Fake-News-Detection-with-DistilBERT

Thesis Project

This repository contains the code developed as part of my thesis to fulfill the requirements for my studies at the School of Electrical and Computer Engineering, NTUA. The main goal of the project is to effectively detect fake news in text samples from articles, news, interviews, speeches, and social media. The approach applied aimed to explore the possibility of using a transformer-based model as an encoder and to compare it with traditional encoding methods (Word2Vec, TF-IDF, GloVe). Additionally, DistilBERT was chosen as an encoder to examine the method's applicability in resource-limited environments such as Google Colab.

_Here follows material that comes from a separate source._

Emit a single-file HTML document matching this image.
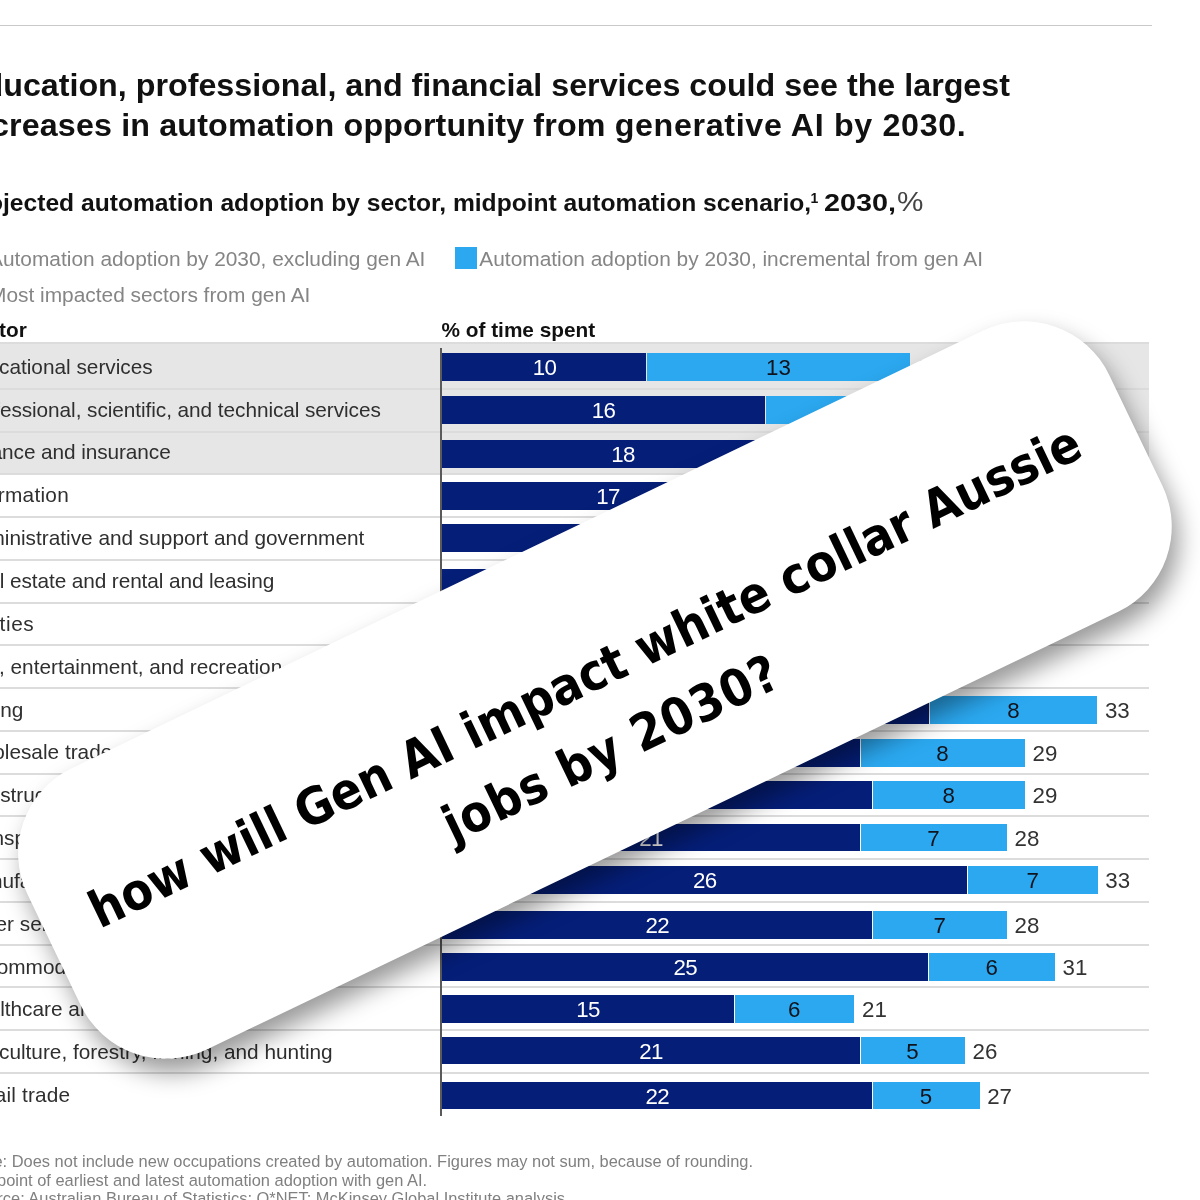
<!DOCTYPE html>
<html lang="en">
<head>
<meta charset="utf-8">
<title>how will Gen AI impact white collar Aussie jobs by 2030?</title>
<style>
html,body{margin:0;padding:0;background:#fff;}
body{width:1200px;height:1200px;overflow:hidden;position:relative;font-family:"Liberation Sans",Arial,sans-serif;color:#000;}
#stage{position:absolute;left:0;top:0;width:1200px;height:1200px;overflow:hidden;background:#fff;}
#chart{position:absolute;left:0;top:0;width:1200px;height:1200px;filter:blur(0.5px);}
.abs{position:absolute;white-space:nowrap;line-height:1;}
.topline{position:absolute;left:0;top:24.8px;width:1152px;height:1.6px;background:#c9c9c9;}
.title{font-weight:bold;font-size:32.24px;color:#111;letter-spacing:0px;}
.sub{font-weight:bold;font-size:24.5px;color:#111;}
.leg{font-size:20.88px;color:#858585;}
.hdr{font-weight:bold;font-size:20.8px;color:#111;}
.lab{font-size:20.8px;color:#2f2f2f;}
.band{position:absolute;left:0;width:1149px;background:#e6e6e6;}
.sep{position:absolute;left:0;width:1149px;height:2px;background:#dcdcdc;}
.axis{position:absolute;width:1.6px;background:#5a5a5a;}
.bar{position:absolute;height:27.5px;}
.d{background:#051e78;}
.l{background:#2ba8f0;}
.num{position:absolute;font-size:22.3px;line-height:27.5px;height:27.5px;text-align:center;white-space:nowrap;}
.nd{color:#fff;letter-spacing:-0.6px;}
.nl{color:#10131c;}
.nt{color:#333;text-align:left;}
.foot{font-size:16.43px;color:#808080;}
#card{position:absolute;left:-4.52px;top:534.14px;width:1200.2px;height:312.3px;border-radius:94.5px;background:#fff;transform:rotate(-25.65deg);
 box-shadow:0px 15px 24px 0px rgba(0,0,0,0.4);}
#cardtext{position:absolute;left:0;top:0;width:100%;text-align:center;font-family:"DejaVu Sans Condensed","DejaVu Sans","Liberation Sans",sans-serif;font-weight:bold;font-stretch:condensed;font-size:50.9px;line-height:75.7px;color:#000;white-space:nowrap;}
</style>
</head>
<body>
<div id="stage">
<div id="chart">
<div class="topline"></div>
<div class="abs title" style="left:-38.0px;top:69.1px;">Education, professional, and financial services could see the largest</div>
<div class="abs title" style="left:-38.0px;top:109.4px;letter-spacing:0.15px;">increases in automation opportunity from <span style='letter-spacing:0.65px'>generative AI by 2030.</span></div>
<div class="abs sub" style="left:-38.0px;top:191.4px;font-size:24.62px;">Projected automation adoption by sector, midpoint automation scenario,</div>
<div class="abs sub" style="left:810.5px;top:191.1px;font-size:14px;">1</div>
<div class="abs sub" style="left:824.0px;top:191.4px;font-size:24.62px;transform:scaleX(1.17);transform-origin:left center;">2030,</div>
<div class="abs sub" style="left:897.0px;top:189.3px;font-size:27px;font-weight:normal;color:#444;transform:scaleX(1.1);transform-origin:left center;">%</div>
<div class="abs leg" style="left:-11.0px;top:249.2px;">Automation adoption by 2030, excluding gen AI</div>
<div style="position:absolute;left:455px;top:247px;width:22px;height:21.5px;background:#2ba8f0;"></div>
<div style="position:absolute;left:-37px;top:247px;width:22px;height:21.5px;background:#051e78;"></div>
<div style="position:absolute;left:-37px;top:283px;width:22px;height:21.5px;background:#e6e6e6;"></div>
<div class="abs leg" style="left:479.3px;top:249.1px;">Automation adoption by 2030, incremental from gen AI</div>
<div class="abs leg" style="left:-11.0px;top:285.1px;">Most impacted sectors from gen AI</div>
<div class="abs hdr" style="left:-38.0px;top:320.4px;">Sector</div>
<div class="abs hdr" style="left:441.5px;top:320.4px;">% of time spent</div>
<div class="band" style="top:343.3px;height:131.1px;"></div>
<div class="sep" style="top:342.3px;"></div>
<div class="sep" style="top:387.9px;"></div>
<div class="sep" style="top:430.6px;"></div>
<div class="sep" style="top:473.4px;"></div>
<div class="sep" style="top:516.1px;"></div>
<div class="sep" style="top:558.9px;"></div>
<div class="sep" style="top:601.6px;"></div>
<div class="sep" style="top:644.3px;"></div>
<div class="sep" style="top:687.1px;"></div>
<div class="sep" style="top:729.8px;"></div>
<div class="sep" style="top:772.6px;"></div>
<div class="sep" style="top:815.3px;"></div>
<div class="sep" style="top:858.0px;"></div>
<div class="sep" style="top:900.8px;"></div>
<div class="sep" style="top:943.5px;"></div>
<div class="sep" style="top:986.3px;"></div>
<div class="sep" style="top:1029.0px;"></div>
<div class="sep" style="top:1071.7px;"></div>
<div class="axis" style="left:440.2px;top:347.5px;height:768.0px;"></div>
<div class="abs lab" style="left:-38.0px;top:356.7px;">Educational services</div>
<div class="bar d" style="left:442.0px;top:353.0px;width:204.4px;"></div><div class="bar l" style="left:647.4px;top:353.0px;width:262.6px;"></div><div class="num nd" style="left:442.0px;top:353.8px;width:204.9px;">10</div><div class="num nl" style="left:646.9px;top:353.8px;width:263.1px;">13</div><div class="num nt" style="left:917.6px;top:353.8px;">23</div>
<div class="abs lab" style="left:-38.0px;top:399.5px;letter-spacing:-0.065px;">Professional, scientific, and technical services</div>
<div class="bar d" style="left:442.0px;top:396.2px;width:322.5px;"></div><div class="bar l" style="left:765.5px;top:396.2px;width:219.5px;"></div><div class="num nd" style="left:442.0px;top:397.0px;width:323.0px;">16</div><div class="num nl" style="left:765.0px;top:397.0px;width:220.0px;">11</div><div class="num nt" style="left:992.6px;top:397.0px;">27</div>
<div class="abs lab" style="left:-38.0px;top:442.4px;letter-spacing:-0.085px;">Finance and insurance</div>
<div class="bar d" style="left:442.0px;top:440.3px;width:361.5px;"></div><div class="bar l" style="left:804.5px;top:440.3px;width:198.5px;"></div><div class="num nd" style="left:442.0px;top:441.1px;width:362.0px;">18</div><div class="num nl" style="left:804.0px;top:441.1px;width:199.0px;">10</div><div class="num nt" style="left:1010.6px;top:441.1px;">28</div>
<div class="abs lab" style="left:-38.0px;top:485.2px;letter-spacing:0.27px;">Information</div>
<div class="bar d" style="left:442.0px;top:482.3px;width:331.5px;"></div><div class="bar l" style="left:774.5px;top:482.3px;width:200.5px;"></div><div class="num nd" style="left:442.0px;top:483.1px;width:332.0px;">17</div><div class="num nl" style="left:774.0px;top:483.1px;width:201.0px;">10</div><div class="num nt" style="left:982.6px;top:483.1px;">27</div>
<div class="abs lab" style="left:-38.0px;top:528.1px;">Administrative and support and government</div>
<div class="bar d" style="left:442.0px;top:524.1px;width:357.5px;"></div><div class="bar l" style="left:800.5px;top:524.1px;width:184.5px;"></div><div class="num nd" style="left:442.0px;top:524.9px;width:358.0px;">18</div><div class="num nl" style="left:800.0px;top:524.9px;width:185.0px;">9</div><div class="num nt" style="left:992.6px;top:524.9px;">27</div>
<div class="abs lab" style="left:-38.0px;top:570.9px;letter-spacing:-0.1px;">Real estate and rental and leasing</div>
<div class="bar d" style="left:442.0px;top:568.7px;width:337.5px;"></div><div class="bar l" style="left:780.5px;top:568.7px;width:184.5px;"></div><div class="num nd" style="left:442.0px;top:569.5px;width:338.0px;">17</div><div class="num nl" style="left:780.0px;top:569.5px;width:185.0px;">9</div><div class="num nt" style="left:972.6px;top:569.5px;">26</div>
<div class="abs lab" style="left:-38.0px;top:613.8px;letter-spacing:0.59px;">Utilities</div>
<div class="bar d" style="left:442.0px;top:611.0px;width:417.5px;"></div><div class="bar l" style="left:860.5px;top:611.0px;width:169.5px;"></div><div class="num nd" style="left:442.0px;top:611.8px;width:418.0px;">21</div><div class="num nl" style="left:860.0px;top:611.8px;width:170.0px;">9</div><div class="num nt" style="left:1037.6px;top:611.8px;">30</div>
<div class="abs lab" style="left:-38.0px;top:656.6px;">Arts, entertainment, and recreation</div>
<div class="bar d" style="left:442.0px;top:653.7px;width:337.5px;"></div><div class="bar l" style="left:780.5px;top:653.7px;width:159.5px;"></div><div class="num nd" style="left:442.0px;top:654.5px;width:338.0px;">17</div><div class="num nl" style="left:780.0px;top:654.5px;width:160.0px;">8</div><div class="num nt" style="left:947.6px;top:654.5px;">25</div>
<div class="abs lab" style="left:-38.0px;top:699.5px;">Mining</div>
<div class="bar d" style="left:442.0px;top:696.4px;width:486.9px;"></div><div class="bar l" style="left:929.9px;top:696.4px;width:167.4px;"></div><div class="num nd" style="left:442.0px;top:697.2px;width:487.4px;">25</div><div class="num nl" style="left:929.4px;top:697.2px;width:167.9px;">8</div><div class="num nt" style="left:1104.9px;top:697.2px;">33</div>
<div class="abs lab" style="left:-38.0px;top:742.3px;">Wholesale trade</div>
<div class="bar d" style="left:442.0px;top:739.2px;width:417.5px;"></div><div class="bar l" style="left:860.5px;top:739.2px;width:164.5px;"></div><div class="num nd" style="left:442.0px;top:740.0px;width:418.0px;">21</div><div class="num nl" style="left:860.0px;top:740.0px;width:165.0px;">8</div><div class="num nt" style="left:1032.6px;top:740.0px;">29</div>
<div class="abs lab" style="left:-38.0px;top:785.2px;">Construction</div>
<div class="bar d" style="left:442.0px;top:781.2px;width:429.9px;"></div><div class="bar l" style="left:872.9px;top:781.2px;width:152.1px;"></div><div class="num nd" style="left:442.0px;top:782.0px;width:430.4px;">22</div><div class="num nl" style="left:872.4px;top:782.0px;width:152.6px;">8</div><div class="num nt" style="left:1032.6px;top:782.0px;">29</div>
<div class="abs lab" style="left:-38.0px;top:828.0px;">Transportation and warehousing</div>
<div class="bar d" style="left:442.0px;top:823.9px;width:417.5px;"></div><div class="bar l" style="left:860.5px;top:823.9px;width:146.5px;"></div><div class="num nd" style="left:442.0px;top:824.7px;width:418.0px;">21</div><div class="num nl" style="left:860.0px;top:824.7px;width:147.0px;">7</div><div class="num nt" style="left:1014.6px;top:824.7px;">28</div>
<div class="abs lab" style="left:-38.0px;top:870.9px;">Manufacturing</div>
<div class="bar d" style="left:442.0px;top:866.1px;width:525.1px;"></div><div class="bar l" style="left:968.1px;top:866.1px;width:129.6px;"></div><div class="num nd" style="left:442.0px;top:866.9px;width:525.6px;">26</div><div class="num nl" style="left:967.6px;top:866.9px;width:130.1px;">7</div><div class="num nt" style="left:1105.3px;top:866.9px;">33</div>
<div class="abs lab" style="left:-38.0px;top:913.7px;">Other services</div>
<div class="bar d" style="left:442.0px;top:911.0px;width:429.9px;"></div><div class="bar l" style="left:872.9px;top:911.0px;width:134.1px;"></div><div class="num nd" style="left:442.0px;top:911.8px;width:430.4px;">22</div><div class="num nl" style="left:872.4px;top:911.8px;width:134.6px;">7</div><div class="num nt" style="left:1014.6px;top:911.8px;">28</div>
<div class="abs lab" style="left:-38.0px;top:956.6px;">Accommodation and food services</div>
<div class="bar d" style="left:442.0px;top:953.2px;width:486.1px;"></div><div class="bar l" style="left:929.1px;top:953.2px;width:125.9px;"></div><div class="num nd" style="left:442.0px;top:954.0px;width:486.6px;">25</div><div class="num nl" style="left:928.6px;top:954.0px;width:126.4px;">6</div><div class="num nt" style="left:1062.6px;top:954.0px;">31</div>
<div class="abs lab" style="left:-38.0px;top:999.4px;">Healthcare and social assistance</div>
<div class="bar d" style="left:442.0px;top:995.0px;width:291.5px;"></div><div class="bar l" style="left:734.5px;top:995.0px;width:119.9px;"></div><div class="num nd" style="left:442.0px;top:995.8px;width:292.0px;">15</div><div class="num nl" style="left:734.0px;top:995.8px;width:120.4px;">6</div><div class="num nt" style="left:862.0px;top:995.8px;">21</div>
<div class="abs lab" style="left:-38.0px;top:1042.3px;">Agriculture, forestry, fishing, and hunting</div>
<div class="bar d" style="left:442.0px;top:1036.7px;width:417.5px;"></div><div class="bar l" style="left:860.5px;top:1036.7px;width:104.5px;"></div><div class="num nd" style="left:442.0px;top:1037.5px;width:418.0px;">21</div><div class="num nl" style="left:860.0px;top:1037.5px;width:105.0px;">5</div><div class="num nt" style="left:972.6px;top:1037.5px;">26</div>
<div class="abs lab" style="left:-38.0px;top:1085.1px;letter-spacing:0.15px;">Retail trade</div>
<div class="bar d" style="left:442.0px;top:1081.7px;width:429.9px;"></div><div class="bar l" style="left:872.9px;top:1081.7px;width:106.7px;"></div><div class="num nd" style="left:442.0px;top:1082.5px;width:430.4px;">22</div><div class="num nl" style="left:872.4px;top:1082.5px;width:107.2px;">5</div><div class="num nt" style="left:987.2px;top:1082.5px;">27</div>
<div class="abs foot" style="left:-32.1px;top:1153.1px;">Note: Does not include new occupations created by automation. Figures may not sum, because of rounding.</div>
<div class="abs foot" style="left:-35.0px;top:1171.5px;"><span style='font-size:10px;position:relative;top:-6px'>1</span>Midpoint of earliest and latest automation adoption with gen AI.</div>
<div class="abs foot" style="left:-31.9px;top:1190.0px;">Source: Australian Bureau of Statistics; O*NET; McKinsey Global Institute analysis</div>
</div>
<div id="card"><div id="cardtext" style="top:102.3px;left:-3.25px;">how will Gen AI impact white collar Aussie<br><span style="position:relative;left:-7.75px;letter-spacing:0.85px;">jobs by 2030?</span></div></div>
</div>
</body>
</html>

The datasets separately used include PHEME, ISOT, FakeNewsChallenge, FakeNewsNet, and LIAR. The steps that were taken in order to reach our goal are the following:

  1. Preprocess the dataset.
  2. Utilize the DistilBERT tokenizer for text classification from the transformers library.
  3. Employ DistilBERT for text classification using the transformers library and train it on the provided data.
  4. Evaluate the samples and extract the embeddings.
  5. Input the data into various neural networks developed as part of the project, followed by a straightforward testing process to assess the effectiveness of each model.
  6. Conduct a cross-validation process to better gauge each model's generalization ability.